The Brahms Fantasy is a technical tour-de-force with 18 intaglio prints and 23 lithographs. The intaglio prints combine every possible technique — etching, engraving, drypoint, soft-ground etching, aquatint, and mezzotint — to achieve the most dramatic range of both line and tone. Klinger himself felt that prints and drawings left more room for the imagination than painting. It was a form of indeterminacy that he was after, much like the indeterminacy of Brahms’s music.
Klinger and Brahms
Johannes Brahms (1833-1897) was a generation older than Klinger, a composer of instrumental music, songs, and choral works who combined prodigious talent and musical imagination with virtually unmatched craftsmanship. He was seen in the later 19th century as an upholder of tradition, a powerful voice against Wagner and the “New German School.” The music of the future according to Wagner would combine sound, poetry, and dance, recreating a unity that was once torn asunder and unifying the receptive soul of the German nation. For Brahms and his followers, music itself, sounding form in motion, could reach towards the infinite and the depths of human subjectivity. This historical dispute may obscure the fact that Brahms himself was interested in other arts, especially poetry and painting. Brahms admired the works of Anselm Feuerbach, Arnold Böcklin, Adolf von Menzel, and Max Klinger. Brahms in fact felt there were deep affinities between the arts, in spite of their different media and modes of reception.
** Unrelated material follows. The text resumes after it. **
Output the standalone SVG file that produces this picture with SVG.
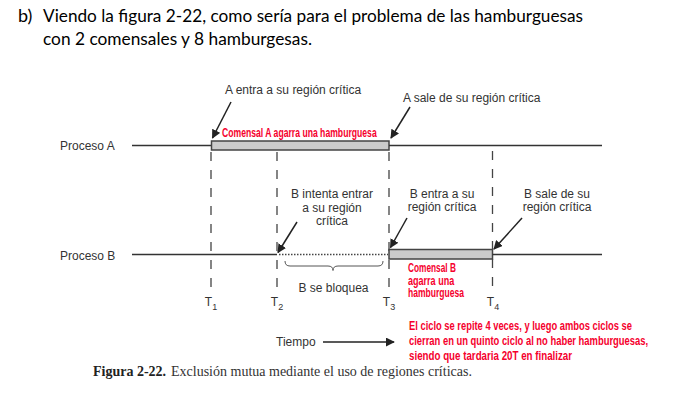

Max Klinger (1857-1920) was one of the most renowned German artists of his generation. He as a painter, sculptor, and printmaker as well as a devoted amateur pianist. Whereas artists and writers throughout the 19th century were inspired by the idea of music, that most quintessentially “Romantic” of the arts, Klinger had specific musical loves: Beethoven, Schumann, and especially Brahms. He kept a piano in his studio and presented his graphic cycles with musical “Opus” numbers. He sent Brahms a printed collection of poetry with his engravings in 1877, dedicated his graphic cycle Amor und Psyche Opus V of 1880 to Brahms, and prepared title pages for Brahms’s song collections op 96 and 97, published in 1886. Klinger began work in the Brahms Fantasy in 1888 and Brahms received the completed work in January of 1894.